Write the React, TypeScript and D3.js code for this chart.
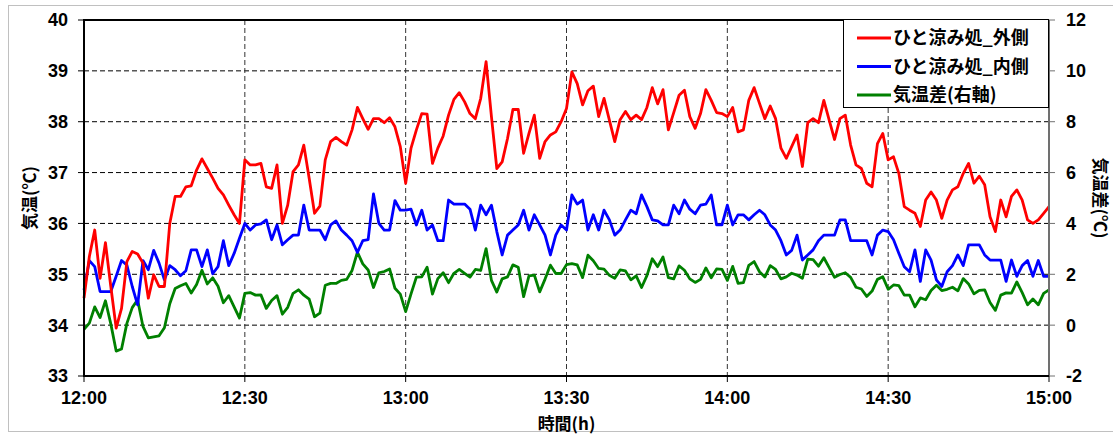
import React from "react";
import * as d3 from "d3";

// minutes after 12:00, one reading per minute
const outside = [
  34.53, 35.35, 35.87, 34.92, 35.62, 34.76, 33.94, 34.33, 35.25, 35.45,
  35.40, 35.22, 34.53, 34.99, 34.76, 34.76, 36.00, 36.53, 36.53, 36.72,
  36.74, 37.05, 37.27, 37.08, 36.89, 36.69, 36.56, 36.36, 36.17, 36.00,
  37.25, 37.15, 37.15, 37.18, 36.72, 36.69, 37.15, 36.00, 36.36, 37.02,
  37.15, 37.54, 36.89, 36.20, 36.34, 37.25, 37.61, 37.69, 37.61, 37.54,
  37.84, 38.28, 38.06, 37.85, 38.06, 38.06, 37.98, 38.08, 37.90, 37.51,
  36.79, 37.48, 37.84, 38.16, 38.15, 37.18, 37.48, 37.72, 38.13, 38.44,
  38.57, 38.39, 38.16, 38.06, 38.46, 39.18, 38.10, 37.08, 37.21, 37.67,
  38.24, 38.24, 37.38, 37.77, 38.13, 37.28, 37.61, 37.74, 37.80, 38.00,
  38.26, 38.98, 38.75, 38.33, 38.61, 38.70, 38.10, 38.46, 38.03, 37.61,
  38.04, 38.20, 38.04, 38.13, 38.04, 38.28, 38.67, 38.35, 38.63, 37.84,
  38.18, 38.52, 38.62, 38.10, 37.87, 38.16, 38.63, 38.42, 38.18, 38.16,
  38.10, 38.28, 37.80, 37.84, 38.42, 38.67, 38.36, 38.06, 38.31, 38.06,
  37.48, 37.28, 37.51, 37.74, 37.12, 37.98, 38.06, 37.98, 38.42, 38.03,
  37.65, 38.06, 38.13, 37.54, 37.15, 37.08, 36.79, 36.72, 37.57, 37.77,
  37.25, 37.31, 36.98, 36.33, 36.26, 36.20, 35.94, 36.46, 36.62, 36.46,
  36.10, 36.46, 36.66, 36.72, 36.98, 37.18, 36.79, 36.93, 36.76, 36.13,
  35.84, 36.46, 36.13, 36.53, 36.66, 36.46, 36.07, 36.00, 36.07, 36.20,
  36.33,
];

const inside = [
  34.69, 35.27, 35.15, 34.66, 34.66, 34.66, 34.96, 35.27, 35.18, 34.76,
  34.40, 35.27, 35.09, 35.47, 35.22, 34.89, 35.17, 35.09, 34.97, 35.07,
  35.48, 35.48, 35.15, 35.48, 35.01, 35.15, 35.66, 35.17, 35.41, 35.71,
  36.00, 35.87, 35.97, 35.99, 36.07, 35.68, 35.97, 35.58, 35.68, 35.77,
  35.77, 36.36, 35.87, 35.87, 35.87, 35.68, 35.97, 36.05, 35.87, 35.77,
  35.66, 35.43, 35.66, 35.68, 36.58, 36.00, 35.87, 35.87, 36.45, 36.26,
  36.26, 36.28, 35.97, 36.26, 35.87, 35.97, 35.66, 35.66, 36.46, 36.38,
  36.38, 36.38, 36.28, 35.87, 36.36, 36.17, 36.36, 35.84, 35.38, 35.77,
  35.87, 35.97, 36.26, 35.87, 36.17, 35.97, 35.77, 35.38, 35.77, 35.97,
  35.87, 36.56, 36.38, 36.46, 35.87, 36.17, 35.87, 36.26, 36.07, 35.77,
  35.87, 36.07, 36.26, 36.19, 36.56, 36.33, 36.07, 36.05, 35.97, 35.97,
  36.36, 36.19, 36.46, 36.28, 36.19, 36.36, 36.38, 36.56, 35.97, 35.97,
  36.36, 35.97, 36.17, 36.17, 36.07, 36.17, 36.26, 36.17, 35.97, 35.87,
  35.66, 35.38, 35.47, 35.77, 35.28, 35.38, 35.48, 35.66, 35.77, 35.77,
  35.77, 36.07, 36.07, 35.66, 35.66, 35.66, 35.66, 35.38, 35.77, 35.87,
  35.84, 35.68, 35.41, 35.15, 35.05, 35.48, 34.86, 35.48, 35.28, 34.89,
  34.76, 35.05, 35.17, 35.38, 35.17, 35.58, 35.58, 35.58, 35.38, 35.28,
  35.28, 35.28, 34.86, 35.28, 34.96, 35.17, 35.27, 34.96, 35.27, 34.96,
  34.96,
];

const difference = [
  -0.16, 0.08, 0.72, 0.30, 0.96, 0.05, -1.02, -0.94, 0.07, 0.69,
  1.00, -0.05, -0.50, -0.46, -0.42, -0.10, 0.84, 1.44, 1.55, 1.64,
  1.26, 1.60, 2.16, 1.62, 1.86, 1.53, 0.88, 1.16, 0.72, 0.28,
  1.25, 1.28, 1.18, 1.19, 0.66, 0.97, 1.16, 0.43, 0.70, 1.25,
  1.39, 1.18, 1.02, 0.33, 0.47, 1.57, 1.64, 1.64, 1.76, 1.80,
  2.15, 2.87, 2.41, 2.17, 1.48, 2.06, 2.11, 2.21, 1.45, 1.22,
  0.53, 1.23, 1.89, 1.90, 2.28, 1.22, 1.83, 2.06, 1.67, 2.04,
  2.19, 2.04, 1.89, 2.19, 2.15, 3.01, 1.76, 1.30, 1.82, 1.90,
  2.37, 2.28, 1.12, 1.94, 1.97, 1.31, 1.81, 2.36, 2.03, 2.03,
  2.38, 2.42, 2.37, 1.87, 2.75, 2.53, 2.23, 2.20, 1.96, 1.84,
  2.17, 2.13, 1.78, 1.94, 1.48, 1.95, 2.61, 2.30, 2.68, 1.87,
  1.82, 2.33, 2.16, 1.82, 1.68, 1.80, 2.25, 1.86, 2.21, 2.19,
  1.76, 2.31, 1.64, 1.67, 2.35, 2.50, 2.10, 1.89, 2.34, 2.19,
  1.82, 1.90, 2.04, 1.97, 1.84, 2.60, 2.58, 2.32, 2.65, 2.26,
  1.88, 1.99, 2.06, 1.88, 1.49, 1.42, 1.13, 1.34, 1.80, 1.90,
  1.41, 1.58, 1.55, 1.18, 1.18, 0.72, 1.07, 1.00, 1.36, 1.57,
  1.36, 1.41, 1.49, 1.35, 1.83, 1.62, 1.23, 1.37, 1.39, 0.89,
  0.58, 1.18, 1.27, 1.26, 1.70, 1.28, 0.80, 1.03, 0.80, 1.25,
  1.39,
];

const timeTicks = [0, 30, 60, 90, 120, 150, 180];
const timeLabels = ["12:00", "12:30", "13:00", "13:30", "14:00", "14:30", "15:00"];
const leftTicks = [33, 34, 35, 36, 37, 38, 39, 40];
const rightTicks = [-2, 0, 2, 4, 6, 8, 10, 12];

const seriesNames = ["ひと涼み処_外側", "ひと涼み処_内側", "気温差(右軸)"];
const seriesColors = ["#ff0000", "#0000ff", "#008000"];

const W = 1113;
const H = 437;
const margin = { top: 20, right: 64, bottom: 61, left: 84 };

const numFont = "'Liberation Sans', Arial, sans-serif";
const jpFont = "'Noto Sans CJK JP', 'Noto Sans', sans-serif";

export default function App() {
  const x = d3.scaleLinear().domain([0, 180]).range([margin.left, W - margin.right]);
  const yL = d3.scaleLinear().domain([33, 40]).range([H - margin.bottom, margin.top]);
  const yR = d3.scaleLinear().domain([-2, 12]).range([H - margin.bottom, margin.top]);

  const lineL = d3.line<number>().x((_, i) => x(i)).y(d => yL(d));
  const lineR = d3.line<number>().x((_, i) => x(i)).y(d => yR(d));

  const x0 = x(0), x1 = x(180), y0 = yL(33), y1 = yL(40);
  const legX = 843, legY = 19;

  return (
    <svg width={W} height={H} style={{ position: "absolute", left: 0, top: 0 }}>
      <rect x={0} y={0} width={W} height={H} fill="#fff" />
      <rect x={8.5} y={5.5} width={W} height={426} fill="none" stroke="#c0c0c0" />

      {/* grid */}
      {leftTicks.slice(1, -1).map(t => (
        <line key={"h" + t} x1={x0} x2={x1} y1={yL(t)} y2={yL(t)}
          stroke="#000" strokeWidth={1} strokeDasharray="5,3" />
      ))}
      {timeTicks.slice(1, -1).map(t => (
        <line key={"v" + t} x1={x(t)} x2={x(t)} y1={y1} y2={y0}
          stroke="#333" strokeWidth={1} strokeDasharray="5,3" />
      ))}

      {/* series */}
      <path d={lineR(difference) ?? ""} fill="none" stroke={seriesColors[2]} strokeWidth={2.8} strokeLinejoin="round" />
      <path d={lineL(inside) ?? ""} fill="none" stroke={seriesColors[1]} strokeWidth={2.8} strokeLinejoin="round" />
      <path d={lineL(outside) ?? ""} fill="none" stroke={seriesColors[0]} strokeWidth={2.8} strokeLinejoin="round" />

      {/* frame */}
      <line x1={x0} x2={x1} y1={y1} y2={y1} stroke="#000" strokeWidth={2} />
      <line x1={x1} x2={x1} y1={y1} y2={y0} stroke="#707070" strokeWidth={2} />
      <line x1={x0} x2={x0} y1={y1 - 1} y2={y0 + 1} stroke="#000" strokeWidth={2} />
      <line x1={x0} x2={x1} y1={y0} y2={y0} stroke="#000" strokeWidth={2} />

      {/* left axis */}
      {leftTicks.map(t => (
        <g key={"l" + t}>
          <line x1={x0 - 6} x2={x0} y1={yL(t)} y2={yL(t)} stroke="#000" strokeWidth={1} />
          <text x={x0 - 16} y={yL(t)} dy="0.36em" textAnchor="end"
            fontFamily={numFont} fontWeight="bold" fontSize={18}>{t}</text>
        </g>
      ))}

      {/* right axis */}
      {rightTicks.map(t => (
        <g key={"r" + t}>
          <line x1={x1} x2={x1 + 6} y1={yR(t)} y2={yR(t)} stroke="#707070" strokeWidth={1} />
          <text x={x1 + 17} y={yR(t)} dy="0.36em" textAnchor="start"
            fontFamily={numFont} fontWeight="bold" fontSize={18}>{t}</text>
        </g>
      ))}

      {/* bottom axis */}
      {timeTicks.map((t, i) => (
        <g key={"b" + t}>
          <line x1={x(t)} x2={x(t)} y1={y0} y2={y0 + 6} stroke="#000" strokeWidth={1} />
          <text x={x(t)} y={y0 + 22} dy="0.36em" textAnchor="middle"
            fontFamily={numFont} fontWeight="bold" fontSize={18}>{timeLabels[i]}</text>
        </g>
      ))}

      {/* axis titles */}
      <text x={(x0 + x1) / 2} y={424} dy="0.36em" textAnchor="middle"
        fontFamily={jpFont} fontWeight="bold" fontSize={17}>時間(h)</text>
      <text transform={`translate(30,${(y0 + y1) / 2}) rotate(-90)`} dy="0.36em" textAnchor="middle"
        fontFamily={jpFont} fontWeight="bold" fontSize={17}>気温(℃)</text>
      <text transform={`translate(1100,${(y0 + y1) / 2}) rotate(90)`} dy="0.36em" textAnchor="middle"
        fontFamily={jpFont} fontWeight="bold" fontSize={17}>気温差(℃)</text>

      {/* legend */}
      <rect x={legX + 0.5} y={legY + 0.5} width={x1 - legX - 1} height={88} fill="#fff" stroke="#000" strokeWidth={1} />
      {seriesNames.map((name, i) => {
        const ly = legY + 19 + i * 28.5;
        return (
          <g key={name}>
            <line x1={legX + 14} x2={legX + 48} y1={ly} y2={ly} stroke={seriesColors[i]} strokeWidth={3} />
            <text x={legX + 50} y={ly} dy="0.36em" fontFamily={jpFont} fontWeight="bold" fontSize={18}>{name}</text>
          </g>
        );
      })}
    </svg>
  );
}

※ ※ ※

# Task directions
Repeat the lines above, starting at the first and stopping after the line that holds "import * as", with the pictures left out.

# Task response
Write the React, TypeScript and D3.js code for this chart.
import React from "react";
import * as d3 from "d3";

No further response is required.